>>>

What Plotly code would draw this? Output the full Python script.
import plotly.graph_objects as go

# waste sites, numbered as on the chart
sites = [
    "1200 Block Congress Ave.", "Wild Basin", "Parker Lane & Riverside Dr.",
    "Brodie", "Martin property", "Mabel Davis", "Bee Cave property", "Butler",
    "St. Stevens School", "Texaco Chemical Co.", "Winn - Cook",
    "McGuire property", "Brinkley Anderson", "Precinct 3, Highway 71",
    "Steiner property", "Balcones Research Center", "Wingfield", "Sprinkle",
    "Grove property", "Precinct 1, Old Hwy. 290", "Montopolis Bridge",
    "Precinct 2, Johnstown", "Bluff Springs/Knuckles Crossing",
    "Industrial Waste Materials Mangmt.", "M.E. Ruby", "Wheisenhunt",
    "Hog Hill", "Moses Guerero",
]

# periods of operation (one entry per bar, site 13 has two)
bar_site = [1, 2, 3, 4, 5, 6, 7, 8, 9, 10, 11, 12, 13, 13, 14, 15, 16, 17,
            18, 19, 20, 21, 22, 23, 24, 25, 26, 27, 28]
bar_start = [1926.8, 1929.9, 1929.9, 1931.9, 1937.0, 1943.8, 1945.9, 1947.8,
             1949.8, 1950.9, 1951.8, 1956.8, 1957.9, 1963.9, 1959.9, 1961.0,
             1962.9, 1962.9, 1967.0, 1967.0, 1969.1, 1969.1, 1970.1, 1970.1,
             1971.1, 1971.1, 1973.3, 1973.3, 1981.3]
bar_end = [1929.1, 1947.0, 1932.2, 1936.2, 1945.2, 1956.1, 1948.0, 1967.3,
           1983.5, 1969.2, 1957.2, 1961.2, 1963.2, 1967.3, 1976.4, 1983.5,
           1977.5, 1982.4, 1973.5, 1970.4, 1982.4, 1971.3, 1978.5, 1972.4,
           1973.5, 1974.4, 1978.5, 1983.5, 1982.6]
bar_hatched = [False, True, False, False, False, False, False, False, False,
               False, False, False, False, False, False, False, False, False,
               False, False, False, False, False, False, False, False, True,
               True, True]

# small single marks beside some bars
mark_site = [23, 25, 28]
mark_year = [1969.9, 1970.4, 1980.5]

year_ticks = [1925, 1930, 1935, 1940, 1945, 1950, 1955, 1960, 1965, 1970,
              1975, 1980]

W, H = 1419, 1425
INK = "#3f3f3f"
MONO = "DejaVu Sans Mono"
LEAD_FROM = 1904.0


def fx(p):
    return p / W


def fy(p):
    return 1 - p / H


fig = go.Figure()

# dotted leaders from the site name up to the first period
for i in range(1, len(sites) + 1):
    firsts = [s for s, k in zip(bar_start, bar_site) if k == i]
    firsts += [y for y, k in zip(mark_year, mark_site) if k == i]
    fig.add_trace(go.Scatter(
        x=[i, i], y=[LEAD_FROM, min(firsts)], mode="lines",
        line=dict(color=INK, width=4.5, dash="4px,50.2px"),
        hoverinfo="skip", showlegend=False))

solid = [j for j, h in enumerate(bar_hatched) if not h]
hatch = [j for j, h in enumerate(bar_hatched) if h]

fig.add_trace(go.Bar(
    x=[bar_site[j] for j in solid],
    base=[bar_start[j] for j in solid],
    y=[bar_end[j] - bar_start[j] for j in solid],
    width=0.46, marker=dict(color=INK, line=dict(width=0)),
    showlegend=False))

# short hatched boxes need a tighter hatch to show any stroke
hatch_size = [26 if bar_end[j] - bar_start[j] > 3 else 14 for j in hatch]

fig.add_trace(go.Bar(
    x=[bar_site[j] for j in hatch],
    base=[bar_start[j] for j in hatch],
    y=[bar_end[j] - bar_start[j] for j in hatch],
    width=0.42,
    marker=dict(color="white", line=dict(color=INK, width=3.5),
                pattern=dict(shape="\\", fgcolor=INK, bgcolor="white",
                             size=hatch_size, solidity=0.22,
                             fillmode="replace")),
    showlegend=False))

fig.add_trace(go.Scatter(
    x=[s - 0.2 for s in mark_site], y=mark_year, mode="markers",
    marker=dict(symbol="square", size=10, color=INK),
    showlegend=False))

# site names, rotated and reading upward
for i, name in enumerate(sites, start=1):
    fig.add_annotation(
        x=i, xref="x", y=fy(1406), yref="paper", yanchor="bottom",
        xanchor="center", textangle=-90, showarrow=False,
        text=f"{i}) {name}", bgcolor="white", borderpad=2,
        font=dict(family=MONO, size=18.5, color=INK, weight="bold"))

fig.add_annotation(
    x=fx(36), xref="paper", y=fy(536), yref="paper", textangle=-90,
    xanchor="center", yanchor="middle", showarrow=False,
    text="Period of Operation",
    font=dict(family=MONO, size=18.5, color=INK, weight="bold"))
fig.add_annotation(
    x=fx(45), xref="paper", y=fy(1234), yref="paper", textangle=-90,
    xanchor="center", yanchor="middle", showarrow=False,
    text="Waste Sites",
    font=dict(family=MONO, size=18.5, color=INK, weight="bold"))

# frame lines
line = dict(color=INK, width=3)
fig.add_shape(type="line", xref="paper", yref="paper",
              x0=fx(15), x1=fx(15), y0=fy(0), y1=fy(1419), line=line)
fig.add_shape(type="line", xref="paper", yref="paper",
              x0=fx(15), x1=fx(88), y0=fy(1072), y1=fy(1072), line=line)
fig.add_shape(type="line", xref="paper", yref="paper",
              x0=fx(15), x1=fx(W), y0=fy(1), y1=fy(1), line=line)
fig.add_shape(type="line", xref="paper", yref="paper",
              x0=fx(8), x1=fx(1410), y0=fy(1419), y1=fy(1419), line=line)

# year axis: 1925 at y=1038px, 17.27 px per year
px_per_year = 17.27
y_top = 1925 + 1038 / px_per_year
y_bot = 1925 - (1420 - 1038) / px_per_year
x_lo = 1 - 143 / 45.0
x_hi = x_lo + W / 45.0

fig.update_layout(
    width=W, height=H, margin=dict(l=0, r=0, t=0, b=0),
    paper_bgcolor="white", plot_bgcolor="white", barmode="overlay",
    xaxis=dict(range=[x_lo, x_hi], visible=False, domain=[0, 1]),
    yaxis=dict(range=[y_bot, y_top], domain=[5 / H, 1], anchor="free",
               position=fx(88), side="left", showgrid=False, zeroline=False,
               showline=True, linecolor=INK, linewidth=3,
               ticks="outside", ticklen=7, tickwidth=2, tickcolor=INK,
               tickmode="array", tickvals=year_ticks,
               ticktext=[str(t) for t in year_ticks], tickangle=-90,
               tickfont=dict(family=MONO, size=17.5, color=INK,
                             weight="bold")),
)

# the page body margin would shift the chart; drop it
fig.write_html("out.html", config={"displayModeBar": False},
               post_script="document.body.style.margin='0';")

<<<
>>>

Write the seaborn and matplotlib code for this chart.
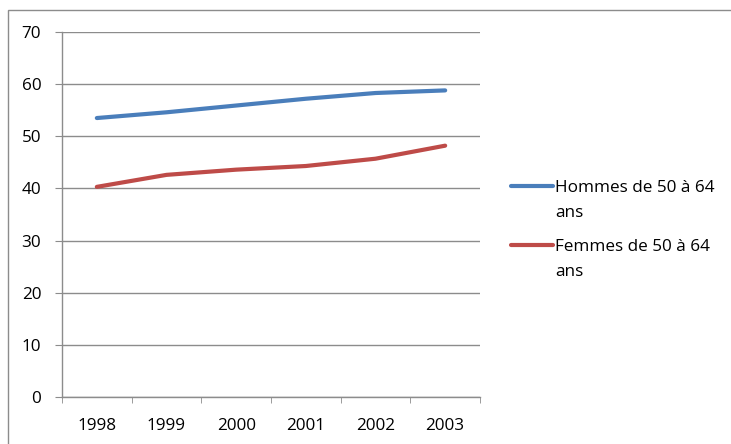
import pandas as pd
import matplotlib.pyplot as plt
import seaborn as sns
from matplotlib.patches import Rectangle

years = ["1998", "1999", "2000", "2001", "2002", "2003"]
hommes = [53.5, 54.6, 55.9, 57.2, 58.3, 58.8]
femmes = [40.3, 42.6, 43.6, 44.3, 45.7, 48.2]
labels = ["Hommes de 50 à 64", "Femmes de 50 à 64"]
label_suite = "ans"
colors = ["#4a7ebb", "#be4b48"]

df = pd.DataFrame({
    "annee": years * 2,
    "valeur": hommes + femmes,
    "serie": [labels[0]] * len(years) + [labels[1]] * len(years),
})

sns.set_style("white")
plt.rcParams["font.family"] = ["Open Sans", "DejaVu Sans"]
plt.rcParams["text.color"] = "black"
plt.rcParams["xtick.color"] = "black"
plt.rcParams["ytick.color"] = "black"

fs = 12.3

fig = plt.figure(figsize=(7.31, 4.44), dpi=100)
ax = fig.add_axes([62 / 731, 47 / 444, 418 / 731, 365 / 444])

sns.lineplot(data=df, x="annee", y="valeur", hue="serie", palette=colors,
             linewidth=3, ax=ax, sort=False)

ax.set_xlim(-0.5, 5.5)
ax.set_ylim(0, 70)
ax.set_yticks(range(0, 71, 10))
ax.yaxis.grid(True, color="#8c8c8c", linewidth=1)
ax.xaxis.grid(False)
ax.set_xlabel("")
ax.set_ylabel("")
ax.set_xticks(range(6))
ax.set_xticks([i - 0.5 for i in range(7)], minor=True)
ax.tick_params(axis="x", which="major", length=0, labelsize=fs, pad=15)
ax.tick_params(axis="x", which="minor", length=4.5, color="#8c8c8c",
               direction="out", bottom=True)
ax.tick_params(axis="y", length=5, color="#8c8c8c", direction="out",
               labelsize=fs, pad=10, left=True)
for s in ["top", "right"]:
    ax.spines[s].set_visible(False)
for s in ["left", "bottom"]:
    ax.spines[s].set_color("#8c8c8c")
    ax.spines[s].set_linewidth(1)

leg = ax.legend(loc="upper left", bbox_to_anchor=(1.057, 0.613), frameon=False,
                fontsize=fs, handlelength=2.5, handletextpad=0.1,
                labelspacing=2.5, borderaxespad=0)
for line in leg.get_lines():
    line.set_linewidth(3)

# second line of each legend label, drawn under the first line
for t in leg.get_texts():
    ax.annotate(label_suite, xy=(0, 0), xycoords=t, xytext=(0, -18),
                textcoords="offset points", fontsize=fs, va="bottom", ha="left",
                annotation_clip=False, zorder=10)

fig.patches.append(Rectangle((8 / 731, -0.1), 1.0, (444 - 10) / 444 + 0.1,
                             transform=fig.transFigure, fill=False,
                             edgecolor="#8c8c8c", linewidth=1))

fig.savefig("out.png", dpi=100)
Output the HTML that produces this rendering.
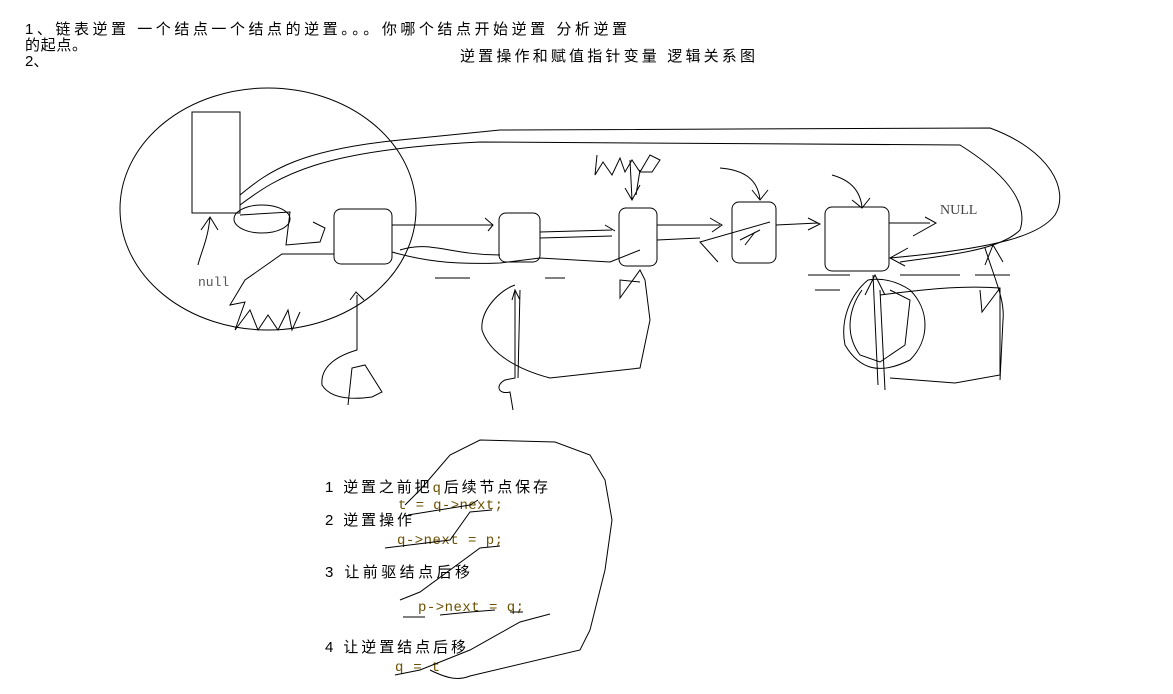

<<<

• **Set exercise**
Make an exact copy of the lines from the one with "Write the seaborn" through the one with "from matplotlib.patches import Rectangle", both ends in, and nothing else. Drop every picture.

• **Reply**
Write the seaborn and matplotlib code for this chart.
import pandas as pd
import matplotlib.pyplot as plt
import seaborn as sns
from matplotlib.patches import Rectangle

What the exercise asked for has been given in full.